UK cider market moving to extremes

Cider drinkers’ tastes seem to be diverging in the UK, with consumers going both up- and down-market.

Imports of alcopop-style fruit ciders are hitting big British cider-producers, according to a recent article in the Financial Times. It includes a prediction that orchards will have to be dug up as major producers of mass-market cider such as Heineken buy their way out of contracts with apple-growers.

Sales by volume have gradually declined over the past four years.  Meanwhile, ‘an increase in orchard acreage, combined with improvements in farm productivity, has coincided with a slowdown in UK cider sales, as drinkers switch to sweeter, imported alternatives using other fruit,’ says the article by John Murray Brown.

But it’s not all bad: ‘sales by value rose a modest 0.3 per cent in 2016 and are forecast to have risen 1.7 per cent last year, reflecting a move to more premium production.’

Purists wary as brewing giant buys family cider-maker

Suffolk cidermaker Aspall hit the headlines in January 2018, when it was bought by Molson Coors. The US brewing giant plans to use Aspall to ‘premiumize’ its cider range, which includes the mass market Carling Cider and Kopparberg perry brands.
Aspall has been making cider in the village whose name it bears, since 1728. Its range includes organic cider and runs from a sweetish 3.8%abv Cyderkin through to a dry 7%abv Premiere Cru, via its mid-range 4.5%abv Suffolk Draught Cyder. It also produces cider vinegar.

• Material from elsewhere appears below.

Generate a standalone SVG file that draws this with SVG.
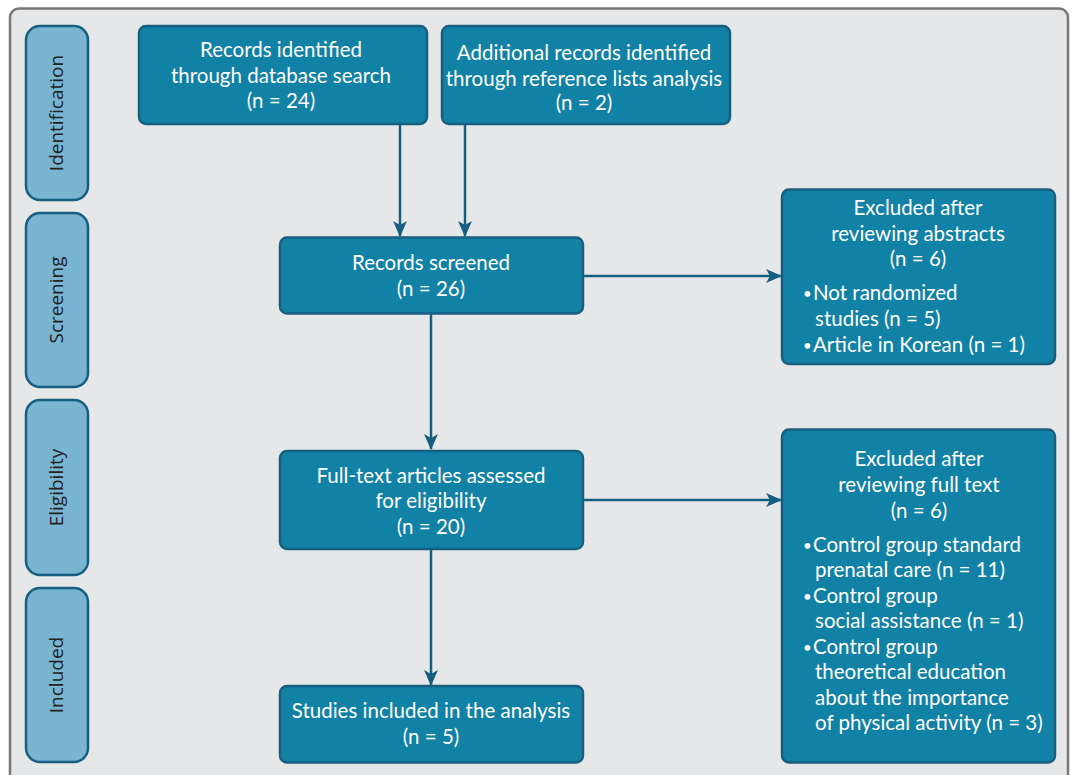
<svg xmlns="http://www.w3.org/2000/svg" width="1075" height="775" viewBox="0 0 1075 775">
<defs>
<marker id="ah" markerUnits="userSpaceOnUse" markerWidth="16" markerHeight="14" refX="15" refY="7" orient="auto">
<path d="M0,0 L16,7 L0,14 L4,7 Z" fill="#175f80"/>
</marker>
<style>
.box{fill:#1181a6;stroke:#175f80;stroke-width:2.5}
.side{fill:#79b4d1;stroke:#175f80;stroke-width:2.5}
.t{font-family:"Source Sans Pro","Lato","Liberation Sans",sans-serif;font-size:20.5px;fill:#ffffff;text-anchor:middle}
.tl{font-family:"Source Sans Pro","Lato","Liberation Sans",sans-serif;font-size:20.5px;fill:#ffffff}
.b{font-family:"Lato","Liberation Sans",sans-serif;font-size:15px;fill:#ffffff}
.s{font-family:"Open Sans","Liberation Sans",sans-serif;font-size:19px;fill:#222222;text-anchor:middle}
.c{stroke:#175f80;stroke-width:2.5;fill:none}
</style>
</defs>
<rect width="1075" height="775" fill="#ffffff"/>
<rect x="10" y="8.5" width="1058" height="800" rx="9" fill="#e6e7e9" stroke="#777777" stroke-width="2.5"/>

<g id="side-identification">
<rect class="side" x="26" y="26" width="62" height="174" rx="14"/>
<text class="s" transform="translate(63,113) rotate(-90)">Identification</text>
</g>
<g id="side-screening">
<rect class="side" x="26" y="213" width="62" height="174" rx="14"/>
<text class="s" transform="translate(63,300) rotate(-90)">Screening</text>
</g>
<g id="side-eligibility">
<rect class="side" x="26" y="400" width="62" height="175" rx="14"/>
<text class="s" transform="translate(63,487.5) rotate(-90)">Eligibility</text>
</g>
<g id="side-included">
<rect class="side" x="26" y="588" width="62" height="174" rx="14"/>
<text class="s" transform="translate(63,675) rotate(-90)">Included</text>
</g>

<g id="connectors">
<line class="c" x1="400" y1="124" x2="400" y2="236" marker-end="url(#ah)"/>
<line class="c" x1="465" y1="124" x2="465" y2="236" marker-end="url(#ah)"/>
<line class="c" x1="431" y1="313" x2="431" y2="449" marker-end="url(#ah)"/>
<line class="c" x1="431" y1="549" x2="431" y2="685" marker-end="url(#ah)"/>
<line class="c" x1="569" y1="276" x2="781" y2="276" marker-end="url(#ah)"/>
<line class="c" x1="568" y1="500" x2="781" y2="500" marker-end="url(#ah)"/>
</g>

<g id="records-db">
<rect class="box" x="139" y="26" width="288" height="98" rx="7"/>
<text class="t" x="281" y="57">Records identified</text>
<text class="t" x="281" y="83">through database search</text>
<text class="t" x="281" y="108">(n = 24)</text>
</g>
<g id="records-additional">
<rect class="box" x="442" y="26" width="288" height="98" rx="7"/>
<text class="t" x="584" y="60">Additional records identified</text>
<text class="t" x="584" y="86">through reference lists analysis</text>
<text class="t" x="584" y="110">(n = 2)</text>
</g>
<g id="records-screened">
<rect class="box" x="280" y="237.5" width="303" height="76" rx="7"/>
<text class="t" x="431" y="270">Records screened</text>
<text class="t" x="431" y="296">(n = 26)</text>
</g>
<g id="excluded-abstracts">
<rect class="box" x="782" y="189.5" width="273" height="174.5" rx="7"/>
<text class="t" x="918" y="215">Excluded after</text>
<text class="t" x="918" y="241">reviewing abstracts</text>
<text class="t" x="918" y="266">(n = 6)</text>
<text class="b" x="803" y="299">•</text>
<text class="tl" x="813" y="300">Not randomized</text>
<text class="tl" x="815" y="326">studies (n = 5)</text>
<text class="b" x="803" y="351">•</text>
<text class="tl" x="813" y="352">Article in Korean (n = 1)</text>
</g>
<g id="fulltext">
<rect class="box" x="280" y="451" width="303" height="98" rx="7"/>
<text class="t" x="431" y="483">Full-text articles assessed</text>
<text class="t" x="431" y="508">for eligibility</text>
<text class="t" x="431" y="534">(n = 20)</text>
</g>
<g id="excluded-fulltext">
<rect class="box" x="782" y="429.5" width="273" height="333" rx="7"/>
<text class="t" x="919" y="466">Excluded after</text>
<text class="t" x="919" y="492">reviewing full text</text>
<text class="t" x="919" y="518">(n = 6)</text>
<text class="b" x="803" y="551">•</text>
<text class="tl" x="813" y="552">Control group standard</text>
<text class="tl" x="815" y="577">prenatal care (n = 11)</text>
<text class="b" x="803" y="602">•</text>
<text class="tl" x="813" y="603">Control group</text>
<text class="tl" x="815" y="628">social assistance (n = 1)</text>
<text class="b" x="803" y="653">•</text>
<text class="tl" x="813" y="654">Control group</text>
<text class="tl" x="815" y="679">theoretical education</text>
<text class="tl" x="815" y="705">about the importance</text>
<text class="tl" x="815" y="730">of physical activity (n = 3)</text>
</g>
<g id="studies-included">
<rect class="box" x="280" y="686" width="303" height="76.5" rx="7"/>
<text class="t" x="431" y="718">Studies included in the analysis</text>
<text class="t" x="431" y="744">(n = 5)</text>
</g>
</svg>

Aspall uses a mix of bittersweet, culinary and dessert apples of which there are 46 varieties in its orchards. Their juice is extracted with a hydraulic press, before champagne yeast is added and it ferments in steel vats. Camra does not recognize Aspall ciders as ‘real’ other than its Temple Moon, Cyderkyn and Waddlegoose Lane.

Windfall taxing: orchards could be grubbed

Cider orchards in Britain could yet again be under threat as big buyers revise their forecasts. It takes four to five years for crops to come through.

The Sun also rises to the bait

Eighth-generation cider-makers Barry and Henry Chevallier Guild, announced that they would stay with the company to provide ‘strategic direction’ and act as the brand’s ‘conscience.’ But the move was far from universally welcomed. Chauvinistic headlines attached to reports of the sale included ‘Another British favourite lost’ (The Express) and ‘Bitter taste?’ (The Sun).

Other stories referred ominously to Molson Coors’  ownership of Sharp’s Brewery in Cornwall. In mid-2015, just-drinks exclusively revealed that Molson Coors had shifted the brewing of the bottled version of its Doom Bar keg ale to its central UK brewery in Burton.